***** INFORMATION PROVIDED

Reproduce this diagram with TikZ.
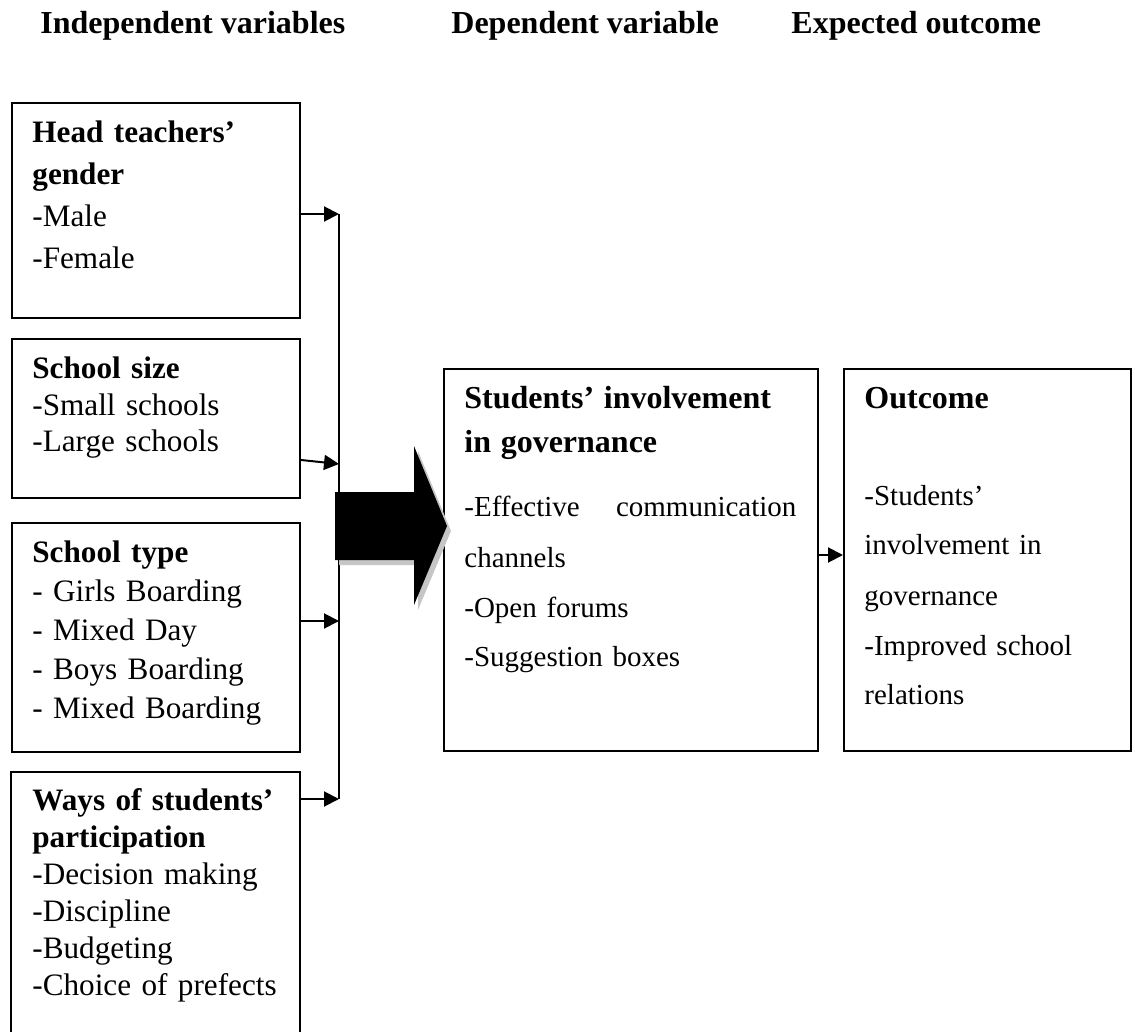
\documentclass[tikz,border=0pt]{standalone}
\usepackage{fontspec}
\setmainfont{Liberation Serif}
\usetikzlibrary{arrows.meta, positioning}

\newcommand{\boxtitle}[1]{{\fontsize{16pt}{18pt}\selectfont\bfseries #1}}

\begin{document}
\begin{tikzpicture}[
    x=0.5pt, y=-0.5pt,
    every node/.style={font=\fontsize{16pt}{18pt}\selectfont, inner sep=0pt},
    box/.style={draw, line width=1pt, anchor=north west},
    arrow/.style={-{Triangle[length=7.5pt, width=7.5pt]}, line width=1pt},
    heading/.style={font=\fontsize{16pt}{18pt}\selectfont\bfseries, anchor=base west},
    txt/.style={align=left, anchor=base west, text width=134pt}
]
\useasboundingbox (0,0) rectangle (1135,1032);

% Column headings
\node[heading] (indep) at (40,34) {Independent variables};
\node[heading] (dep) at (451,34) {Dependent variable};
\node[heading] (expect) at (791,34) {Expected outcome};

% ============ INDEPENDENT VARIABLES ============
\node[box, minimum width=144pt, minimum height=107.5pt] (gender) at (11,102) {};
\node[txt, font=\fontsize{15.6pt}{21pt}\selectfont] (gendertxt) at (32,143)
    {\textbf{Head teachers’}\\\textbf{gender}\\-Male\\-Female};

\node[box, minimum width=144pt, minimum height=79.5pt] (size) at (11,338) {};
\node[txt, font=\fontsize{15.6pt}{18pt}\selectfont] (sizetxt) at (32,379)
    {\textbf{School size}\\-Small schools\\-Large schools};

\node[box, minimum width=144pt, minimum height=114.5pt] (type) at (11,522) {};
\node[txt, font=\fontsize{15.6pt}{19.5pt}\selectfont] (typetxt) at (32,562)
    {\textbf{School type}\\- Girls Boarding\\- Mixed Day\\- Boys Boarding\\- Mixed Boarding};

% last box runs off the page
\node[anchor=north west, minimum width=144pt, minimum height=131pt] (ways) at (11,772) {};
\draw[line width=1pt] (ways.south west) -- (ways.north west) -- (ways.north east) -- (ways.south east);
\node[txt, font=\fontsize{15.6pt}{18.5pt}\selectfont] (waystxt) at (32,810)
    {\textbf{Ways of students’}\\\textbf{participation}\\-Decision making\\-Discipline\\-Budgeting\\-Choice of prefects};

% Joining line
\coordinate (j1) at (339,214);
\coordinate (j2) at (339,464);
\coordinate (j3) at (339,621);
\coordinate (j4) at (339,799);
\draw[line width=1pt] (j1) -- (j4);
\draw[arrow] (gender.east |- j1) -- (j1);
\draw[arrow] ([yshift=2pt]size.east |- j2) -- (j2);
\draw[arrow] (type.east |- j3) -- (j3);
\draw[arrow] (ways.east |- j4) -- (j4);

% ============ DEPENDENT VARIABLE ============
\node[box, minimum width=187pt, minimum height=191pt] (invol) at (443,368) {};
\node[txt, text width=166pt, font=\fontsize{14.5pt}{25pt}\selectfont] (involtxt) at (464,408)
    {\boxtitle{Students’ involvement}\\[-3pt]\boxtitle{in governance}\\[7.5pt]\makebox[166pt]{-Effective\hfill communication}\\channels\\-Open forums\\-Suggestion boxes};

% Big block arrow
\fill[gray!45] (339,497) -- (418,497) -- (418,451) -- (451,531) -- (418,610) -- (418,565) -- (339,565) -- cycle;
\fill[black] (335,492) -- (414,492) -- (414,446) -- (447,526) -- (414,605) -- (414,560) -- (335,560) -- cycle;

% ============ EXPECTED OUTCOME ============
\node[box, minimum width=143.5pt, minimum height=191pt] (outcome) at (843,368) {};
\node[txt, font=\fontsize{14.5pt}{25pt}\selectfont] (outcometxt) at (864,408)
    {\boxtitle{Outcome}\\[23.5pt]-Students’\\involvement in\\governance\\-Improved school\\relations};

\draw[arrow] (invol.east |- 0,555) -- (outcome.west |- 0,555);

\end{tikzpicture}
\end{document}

**********

YOUR INSTRUCTIONS
Copy the listing in full and without alteration, omitting every picture.

RESPONSE
Reproduce this diagram with TikZ.
\documentclass[tikz,border=0pt]{standalone}
\usepackage{fontspec}
\setmainfont{Liberation Serif}
\usetikzlibrary{arrows.meta, positioning}

\newcommand{\boxtitle}[1]{{\fontsize{16pt}{18pt}\selectfont\bfseries #1}}

\begin{document}
\begin{tikzpicture}[
    x=0.5pt, y=-0.5pt,
    every node/.style={font=\fontsize{16pt}{18pt}\selectfont, inner sep=0pt},
    box/.style={draw, line width=1pt, anchor=north west},
    arrow/.style={-{Triangle[length=7.5pt, width=7.5pt]}, line width=1pt},
    heading/.style={font=\fontsize{16pt}{18pt}\selectfont\bfseries, anchor=base west},
    txt/.style={align=left, anchor=base west, text width=134pt}
]
\useasboundingbox (0,0) rectangle (1135,1032);

% Column headings
\node[heading] (indep) at (40,34) {Independent variables};
\node[heading] (dep) at (451,34) {Dependent variable};
\node[heading] (expect) at (791,34) {Expected outcome};

% ============ INDEPENDENT VARIABLES ============
\node[box, minimum width=144pt, minimum height=107.5pt] (gender) at (11,102) {};
\node[txt, font=\fontsize{15.6pt}{21pt}\selectfont] (gendertxt) at (32,143)
    {\textbf{Head teachers’}\\\textbf{gender}\\-Male\\-Female};

\node[box, minimum width=144pt, minimum height=79.5pt] (size) at (11,338) {};
\node[txt, font=\fontsize{15.6pt}{18pt}\selectfont] (sizetxt) at (32,379)
    {\textbf{School size}\\-Small schools\\-Large schools};

\node[box, minimum width=144pt, minimum height=114.5pt] (type) at (11,522) {};
\node[txt, font=\fontsize{15.6pt}{19.5pt}\selectfont] (typetxt) at (32,562)
    {\textbf{School type}\\- Girls Boarding\\- Mixed Day\\- Boys Boarding\\- Mixed Boarding};

% last box runs off the page
\node[anchor=north west, minimum width=144pt, minimum height=131pt] (ways) at (11,772) {};
\draw[line width=1pt] (ways.south west) -- (ways.north west) -- (ways.north east) -- (ways.south east);
\node[txt, font=\fontsize{15.6pt}{18.5pt}\selectfont] (waystxt) at (32,810)
    {\textbf{Ways of students’}\\\textbf{participation}\\-Decision making\\-Discipline\\-Budgeting\\-Choice of prefects};

% Joining line
\coordinate (j1) at (339,214);
\coordinate (j2) at (339,464);
\coordinate (j3) at (339,621);
\coordinate (j4) at (339,799);
\draw[line width=1pt] (j1) -- (j4);
\draw[arrow] (gender.east |- j1) -- (j1);
\draw[arrow] ([yshift=2pt]size.east |- j2) -- (j2);
\draw[arrow] (type.east |- j3) -- (j3);
\draw[arrow] (ways.east |- j4) -- (j4);

% ============ DEPENDENT VARIABLE ============
\node[box, minimum width=187pt, minimum height=191pt] (invol) at (443,368) {};
\node[txt, text width=166pt, font=\fontsize{14.5pt}{25pt}\selectfont] (involtxt) at (464,408)
    {\boxtitle{Students’ involvement}\\[-3pt]\boxtitle{in governance}\\[7.5pt]\makebox[166pt]{-Effective\hfill communication}\\channels\\-Open forums\\-Suggestion boxes};

% Big block arrow
\fill[gray!45] (339,497) -- (418,497) -- (418,451) -- (451,531) -- (418,610) -- (418,565) -- (339,565) -- cycle;
\fill[black] (335,492) -- (414,492) -- (414,446) -- (447,526) -- (414,605) -- (414,560) -- (335,560) -- cycle;

% ============ EXPECTED OUTCOME ============
\node[box, minimum width=143.5pt, minimum height=191pt] (outcome) at (843,368) {};
\node[txt, font=\fontsize{14.5pt}{25pt}\selectfont] (outcometxt) at (864,408)
    {\boxtitle{Outcome}\\[23.5pt]-Students’\\involvement in\\governance\\-Improved school\\relations};

\draw[arrow] (invol.east |- 0,555) -- (outcome.west |- 0,555);

\end{tikzpicture}
\end{document}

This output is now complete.